Given problem =>
Find the lines containing the word "this" and copy every one of them.

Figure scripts
<<<<

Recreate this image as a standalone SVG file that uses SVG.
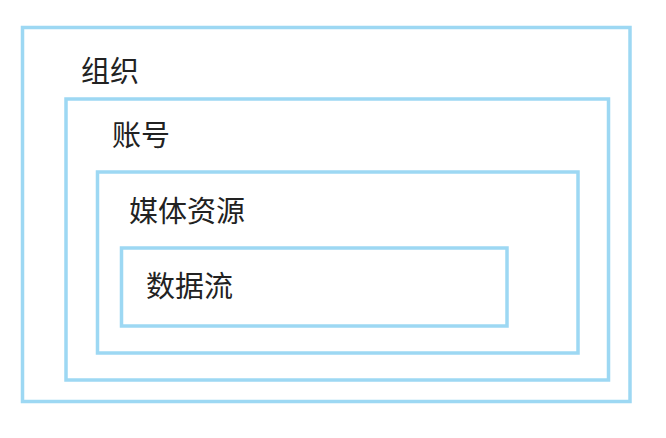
<svg xmlns="http://www.w3.org/2000/svg" width="666" height="438" viewBox="0 0 666 438">
<style>
.box{fill:none;stroke:#9dd8f3;stroke-width:3.5}
.lbl{font-family:"Noto Sans CJK SC","Noto Sans",sans-serif;font-size:29px;fill:#222}
</style>
<rect width="666" height="438" fill="#fff"/>
<g id="org"><rect class="box" x="22.5" y="27.5" width="607.5" height="374"/><text class="lbl" x="81" y="82">组织</text></g>
<g id="account"><rect class="box" x="66" y="99" width="542.5" height="281"/><text class="lbl" x="112" y="146">账号</text></g>
<g id="media"><rect class="box" x="97.5" y="172" width="480.5" height="181"/><text class="lbl" x="129" y="222">媒体资源</text></g>
<g id="stream"><rect class="box" x="121.5" y="248" width="385.5" height="78"/><text class="lbl" x="146" y="297">数据流</text></g>
<g id="connectors"/>
</svg>
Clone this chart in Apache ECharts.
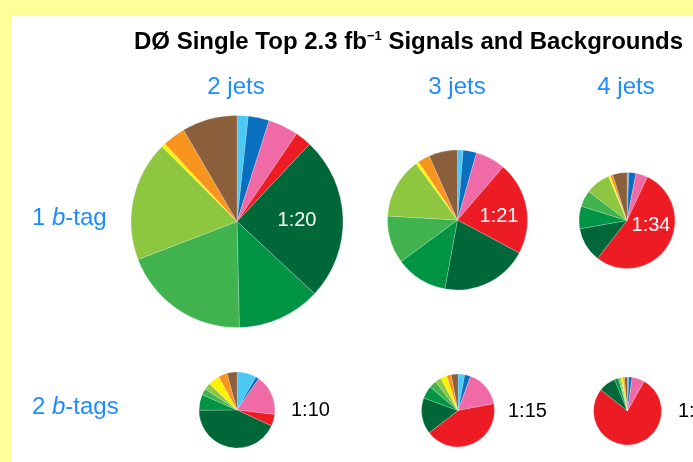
<!DOCTYPE html>
<html>
<head>
<meta charset="utf-8">
<script src="https://cdn.jsdelivr.net/npm/echarts@6/dist/echarts.min.js"></script>
<style>
html,body{margin:0;padding:0;background:#FFFF99;}
#c{width:693px;height:462px;}
</style>
</head>
<body>
<div id="c"></div>
<script>
// Components (clockwise from 12 o'clock)
var components = ['tb', 'tqb', 'tt→ll', 'tt→l+jets', 'Wbb', 'Wcc', 'Wcj', 'Wjj', 'Zbb', 'Zjj', 'Multijets'];
var colors = ['#4CC8F4', '#0A6FBE', '#EF6AA7', '#ED1C24', '#006838', '#009444', '#40B34F', '#8DC63F', '#FFF200', '#F7941D', '#8B5E3C'];

// Share of each component (percent)
var jets2tag1 = [1.7, 3.2, 4.6, 2.5, 24.9, 12.7, 19.5, 18.3, 0.6, 3.5, 8.4];
var jets3tag1 = [1.3, 3.1, 6.9, 21.5, 20.1, 12.0, 11.0, 14.0, 0.7, 2.8, 6.6];
var jets4tag1 = [0.6, 2.4, 4.0, 53.6, 11.7, 7.6, 5.5, 8.4, 0.6, 0.9, 4.8];
var jets2tag2 = [8.3, 1.4, 17.2, 5.0, 43.1, 6.7, 2.7, 2.8, 4.9, 3.8, 4.2];
var jets3tag2 = [3.0, 2.6, 16.4, 42.5, 16.1, 5.6, 3.3, 2.7, 2.8, 2.0, 3.0];
var jets4tag2 = [0.6, 1.6, 6.0, 77.5, 8.1, 1.8, 0.6, 0.8, 0.8, 0.8, 1.4];

var colHeaders = ['2 jets', '3 jets', '4 jets'];
var rowHeaders = ['1 {i|b}-tag', '2 {i|b}-tags'];
var ratios1 = ['1:20', '1:21', '1:34'];
var ratios2 = ['1:10', '1:15', '1:13'];

var FONT = '"Liberation Sans", Arial, Helvetica, sans-serif';

function pieSeries(vals, cx, cy, r) {
  return {
    type: 'pie',
    center: [cx, cy],
    radius: r,
    startAngle: 90,
    clockwise: true,
    animation: false,
    silent: true,
    label: {show: false},
    labelLine: {show: false},
    itemStyle: {borderWidth: 0.4, borderColor: 'rgba(255,255,255,0.5)'},
    data: vals.map(function (v, i) {
      return {name: components[i], value: v, itemStyle: {color: colors[i]}};
    })
  };
}

function txt(s, x, y, size, color, align, extra) {
  var st = {
    text: s, fill: color, fontSize: size, fontFamily: FONT,
    align: align || 'center', verticalAlign: 'middle'
  };
  if (extra) for (var k in extra) st[k] = extra[k];
  return {type: 'text', x: x, y: y, z: 10, style: st};
}

var chart = echarts.init(document.getElementById('c'), null, {renderer: 'canvas'});

var graphics = [
  {type: 'rect', shape: {x: 12, y: 15, width: 700, height: 460}, style: {fill: '#FFFFFF'}, z: 0},
  txt('DØ Single Top 2.3 fb{sup|−1} Signals and Backgrounds', 134, 42, 24, '#000', 'left', {
    fontWeight: 'bold',
    rich: {
      sup: {fontSize: 13, fontWeight: 'bold', fontFamily: FONT, fill: '#000', verticalAlign: 'top', lineHeight: 13}
    }
  }),
  txt(colHeaders[0], 236, 87, 24, '#1E8CFF'),
  txt(colHeaders[1], 457, 87, 24, '#1E8CFF'),
  txt(colHeaders[2], 626, 87, 24, '#1E8CFF'),
  txt(rowHeaders[0], 32, 218, 24, '#1E8CFF', 'left', {rich: {i: {fontStyle: 'italic', fontSize: 24, fontFamily: FONT, fill: '#1E8CFF'}}}),
  txt(rowHeaders[1], 32, 407, 24, '#1E8CFF', 'left', {rich: {i: {fontStyle: 'italic', fontSize: 24, fontFamily: FONT, fill: '#1E8CFF'}}}),
  txt(ratios1[0], 297, 220, 20, '#FFFFFF'),
  txt(ratios1[1], 499, 216, 20, '#FFFFFF'),
  txt(ratios1[2], 651, 225, 20, '#FFFFFF'),
  txt(ratios2[0], 291, 410, 20, '#000000', 'left'),
  txt(ratios2[1], 508, 411, 20, '#000000', 'left'),
  txt(ratios2[2], 678, 411, 20, '#000000', 'left')
];

chart.setOption({
  backgroundColor: '#FFFF99',
  animation: false,
  graphic: graphics,
  series: [
    pieSeries(jets2tag1, 237, 221.5, 106),
    pieSeries(jets3tag1, 457.5, 220, 70),
    pieSeries(jets4tag1, 627, 220.5, 48),
    pieSeries(jets2tag2, 237, 410, 38),
    pieSeries(jets3tag2, 458, 410.5, 36.5),
    pieSeries(jets4tag2, 627.5, 411, 34)
  ]
});
</script>
</body>
</html>
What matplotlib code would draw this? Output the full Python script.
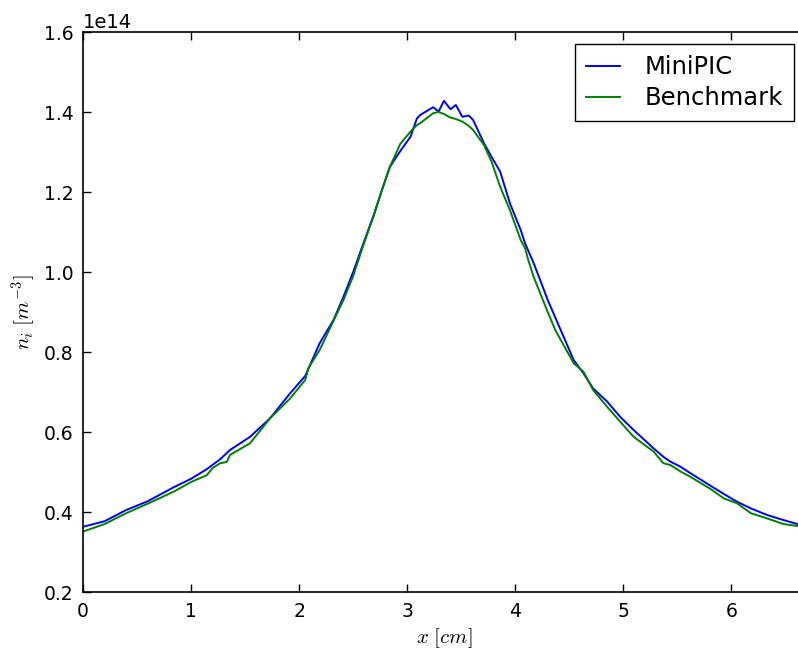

>>>>

Task output =>
Recreate this image as a standalone SVG file that uses SVG.
Clone this chart in Apache ECharts.
What matplotlib code would draw this? Output the full Python script.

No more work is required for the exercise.